When working with data there are sometimes weird and wonderful requirements which must be created in order to get to the desired solution.

In today’s blog post I had a situation where I wanted to get a single row with the highest duration.

This is how I did it below.

In the example below it contains a table which has got the start and end times for data being processed in a Power BI Semantic model.

I wanted to only get the row with the highest duration which has got the value in the Duration of 18500

A screenshot of a computer

Description automatically generated

To do this I used the following PySpark code below.

import pyspark
from pyspark.sql import SparkSession

# #create an app called “OrderByDf”
spark_app = SparkSession.builder.appName('OrderByDf').getOrCreate()

# # create the dataframe
df_dataframe = spark_app.createDataFrame(df)

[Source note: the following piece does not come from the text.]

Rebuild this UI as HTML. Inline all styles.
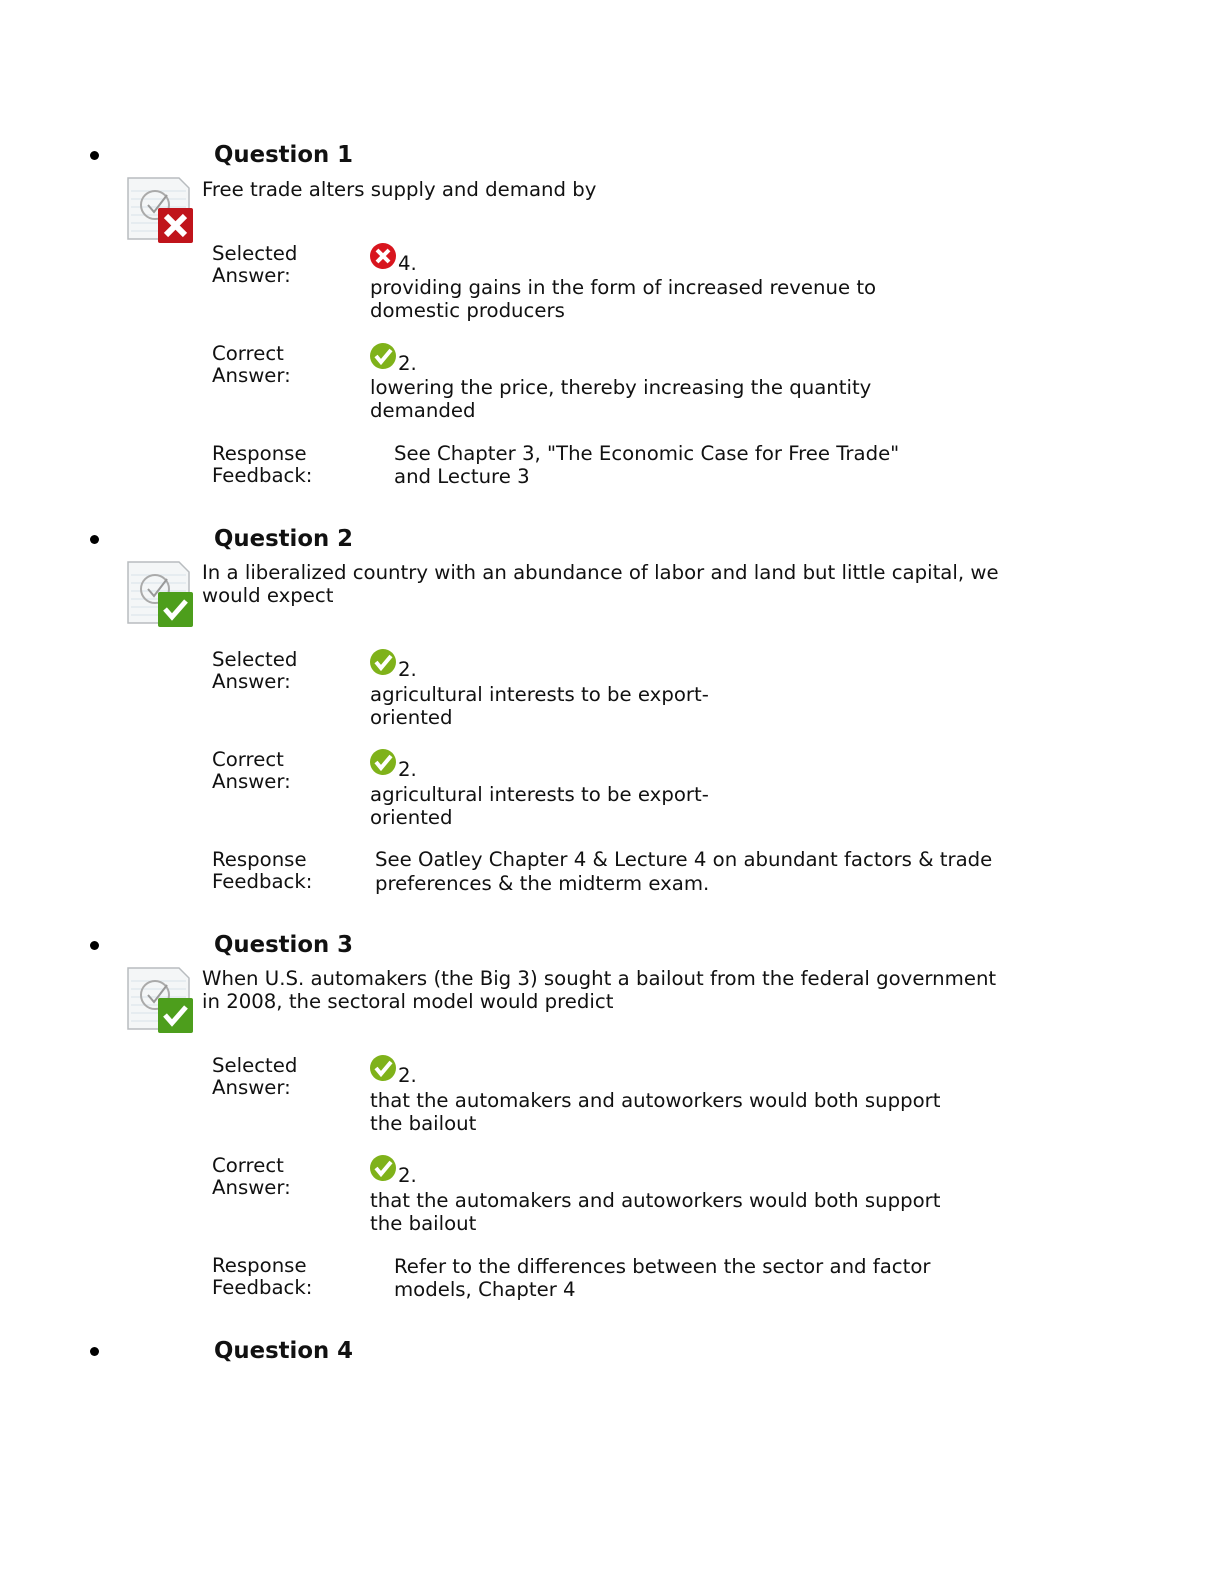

# Order by Column Name "df_dataframe.ColumnName.desc()"
# Select the Top 1 Value
# If I wanted the top(10), I would change the limit to “limit(10)”
df = df_dataframe.orderBy(df_dataframe.Duration.desc()).limit(1)

#Display Value 
df.show()

I then ran the code in my notebook, and as shown below I got back the single row with the highest duration.

Summary

In this blog post I have shown you how I got the Top 1 row from my dataframe based on my requirements.

I do hope you found this useful, and any comments or suggestions are most welcome for this and any other challenges you are facing when using PySpark notebooks.